Dataset entries:
————————
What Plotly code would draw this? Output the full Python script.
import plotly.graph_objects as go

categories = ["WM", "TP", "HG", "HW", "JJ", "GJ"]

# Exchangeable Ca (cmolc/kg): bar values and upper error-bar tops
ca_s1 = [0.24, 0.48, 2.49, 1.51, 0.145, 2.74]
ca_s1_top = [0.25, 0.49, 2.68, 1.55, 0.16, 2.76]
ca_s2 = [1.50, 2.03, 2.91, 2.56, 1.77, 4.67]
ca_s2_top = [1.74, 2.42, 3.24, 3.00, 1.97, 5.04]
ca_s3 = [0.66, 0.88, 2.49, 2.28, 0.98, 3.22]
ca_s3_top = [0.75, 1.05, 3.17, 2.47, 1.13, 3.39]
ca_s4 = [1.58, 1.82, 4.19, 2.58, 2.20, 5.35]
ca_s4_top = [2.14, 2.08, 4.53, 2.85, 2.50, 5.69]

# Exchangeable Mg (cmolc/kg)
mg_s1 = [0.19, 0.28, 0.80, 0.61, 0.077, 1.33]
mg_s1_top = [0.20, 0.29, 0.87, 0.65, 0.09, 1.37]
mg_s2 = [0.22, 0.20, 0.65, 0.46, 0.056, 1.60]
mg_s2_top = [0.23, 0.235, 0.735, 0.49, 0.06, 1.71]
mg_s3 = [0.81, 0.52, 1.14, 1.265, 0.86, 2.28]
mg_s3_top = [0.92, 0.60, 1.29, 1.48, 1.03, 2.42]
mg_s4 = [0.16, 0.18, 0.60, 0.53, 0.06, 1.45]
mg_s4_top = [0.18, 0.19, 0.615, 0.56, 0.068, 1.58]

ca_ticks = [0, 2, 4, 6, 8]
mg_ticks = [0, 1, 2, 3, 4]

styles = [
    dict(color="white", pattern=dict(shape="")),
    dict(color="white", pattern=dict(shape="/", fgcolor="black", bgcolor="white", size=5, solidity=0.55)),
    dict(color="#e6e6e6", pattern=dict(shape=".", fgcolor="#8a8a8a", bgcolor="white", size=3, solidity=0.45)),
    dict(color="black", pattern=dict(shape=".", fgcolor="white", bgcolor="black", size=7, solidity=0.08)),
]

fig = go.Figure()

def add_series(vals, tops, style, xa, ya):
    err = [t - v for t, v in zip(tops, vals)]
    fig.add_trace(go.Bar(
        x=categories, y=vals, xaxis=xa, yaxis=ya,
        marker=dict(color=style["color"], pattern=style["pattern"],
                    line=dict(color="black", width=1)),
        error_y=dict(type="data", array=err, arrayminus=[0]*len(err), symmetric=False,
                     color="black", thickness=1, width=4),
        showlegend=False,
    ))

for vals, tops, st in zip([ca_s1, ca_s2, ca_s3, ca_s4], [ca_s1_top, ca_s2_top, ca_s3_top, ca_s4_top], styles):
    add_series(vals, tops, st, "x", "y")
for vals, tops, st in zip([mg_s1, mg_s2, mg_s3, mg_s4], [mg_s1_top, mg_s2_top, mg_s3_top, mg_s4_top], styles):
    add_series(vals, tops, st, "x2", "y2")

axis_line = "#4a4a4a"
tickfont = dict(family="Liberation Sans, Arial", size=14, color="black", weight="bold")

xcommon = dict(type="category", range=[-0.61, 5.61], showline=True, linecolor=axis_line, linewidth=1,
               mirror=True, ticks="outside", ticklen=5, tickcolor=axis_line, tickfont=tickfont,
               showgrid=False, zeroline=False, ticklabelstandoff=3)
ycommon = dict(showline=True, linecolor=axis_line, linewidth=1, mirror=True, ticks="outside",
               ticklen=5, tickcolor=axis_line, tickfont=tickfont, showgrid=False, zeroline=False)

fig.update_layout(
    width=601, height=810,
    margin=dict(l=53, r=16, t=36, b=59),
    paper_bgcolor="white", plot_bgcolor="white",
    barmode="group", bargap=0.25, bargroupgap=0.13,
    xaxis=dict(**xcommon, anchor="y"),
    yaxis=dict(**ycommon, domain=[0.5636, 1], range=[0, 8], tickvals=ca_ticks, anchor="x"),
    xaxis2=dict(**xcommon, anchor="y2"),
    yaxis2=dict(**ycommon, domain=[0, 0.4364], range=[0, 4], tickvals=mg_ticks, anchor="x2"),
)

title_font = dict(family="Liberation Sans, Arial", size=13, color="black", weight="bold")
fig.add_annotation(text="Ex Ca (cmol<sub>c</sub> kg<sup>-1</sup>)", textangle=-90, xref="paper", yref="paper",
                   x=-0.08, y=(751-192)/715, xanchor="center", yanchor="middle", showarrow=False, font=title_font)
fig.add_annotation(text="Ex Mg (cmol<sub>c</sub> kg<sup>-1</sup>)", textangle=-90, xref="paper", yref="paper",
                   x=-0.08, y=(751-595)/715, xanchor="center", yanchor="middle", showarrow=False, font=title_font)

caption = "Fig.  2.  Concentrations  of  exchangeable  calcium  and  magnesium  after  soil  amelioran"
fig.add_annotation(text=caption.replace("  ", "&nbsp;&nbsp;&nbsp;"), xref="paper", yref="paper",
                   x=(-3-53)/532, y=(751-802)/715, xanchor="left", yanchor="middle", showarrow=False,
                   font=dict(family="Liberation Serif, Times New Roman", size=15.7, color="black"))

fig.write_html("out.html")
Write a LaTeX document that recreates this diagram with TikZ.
————————
### [EXERCISE BRIEF]
How many lines in the entries contain the string "this"? Answer with the number only.

### [ANSWER TO THE PROBLEM]
2